We arranged for Sledge’s body to be cremated and his ashes put in a small wooden box, which still sits in a place of honor in our house. It took all of us a while to fully process Sledge’s death, but we all did. Eric and Emma have repeatedly acknowledged since that it was important that they were there and that anything else would not have been good.
After completing our mourning period we proactively (this time) went out to get a new cat. We had gotten a flier from a group called “Kitten Rescue” that would be doing adoptions over the weekend at our mall. All four of us went, with that same cat carrier that carried Sledge on his last car trip to the vets, and checked out all the young rescued kittens. Eric and Emma focused in on an energetic gray one. We paid for the neutering and initial shots and took him home. We went back and forth on names. Sally and I liked “Thoreau”, but that name did nothing for Eric and Emma. I think it was Emma that suggested we call him “Tiger” or maybe even “Tigger”. We finally all agreed on the name “Ti”.
Ti is now ten years old, and a healthy indoor-only cat. The Kitten Rescue people had insisted we sign a pledge to keep him indoors only as part of taking him. We have honored that pledge though sometimes we wonder if we are denying Ti a whole wider world of experience outdoors. Ti is not generally a lap cat, but will occasionally, on his own decision but never on ours, come and curl up on you. But otherwise he is and affectionate “people person” and even greets strangers by rubbing against them and being willing to “kiss” (sniff or touch noses) with any human so inclined.

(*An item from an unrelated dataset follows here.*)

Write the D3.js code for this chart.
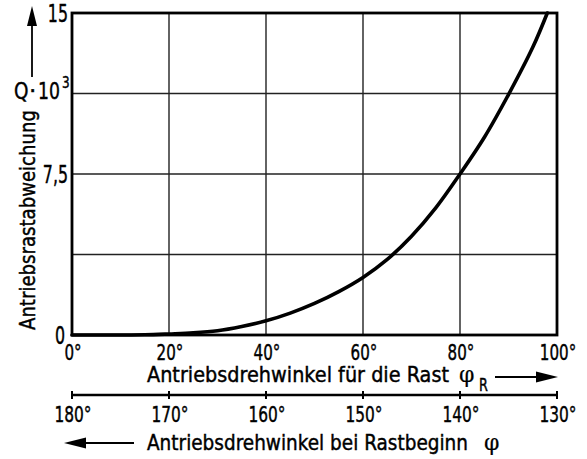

Ti will hang out with any of the four of us, but seems to have the most fondness for Emma, who has made the greatest effort to figure out the kind of petting, scratching, roughhousing, etc that Ti likes. She has studied him so carefully that she pretty much can tell you, by his body language, what the cat is thinking at every point. When Emma comes home, Ti stops whatever he’s doing and finds her to say hello. Ti waits for her to go to sleep so he can join her on her bed. When Emma is away for a night or out of town for longer periods he sleeps instead on Sally’s and my bed, but always seeming to wait for her return.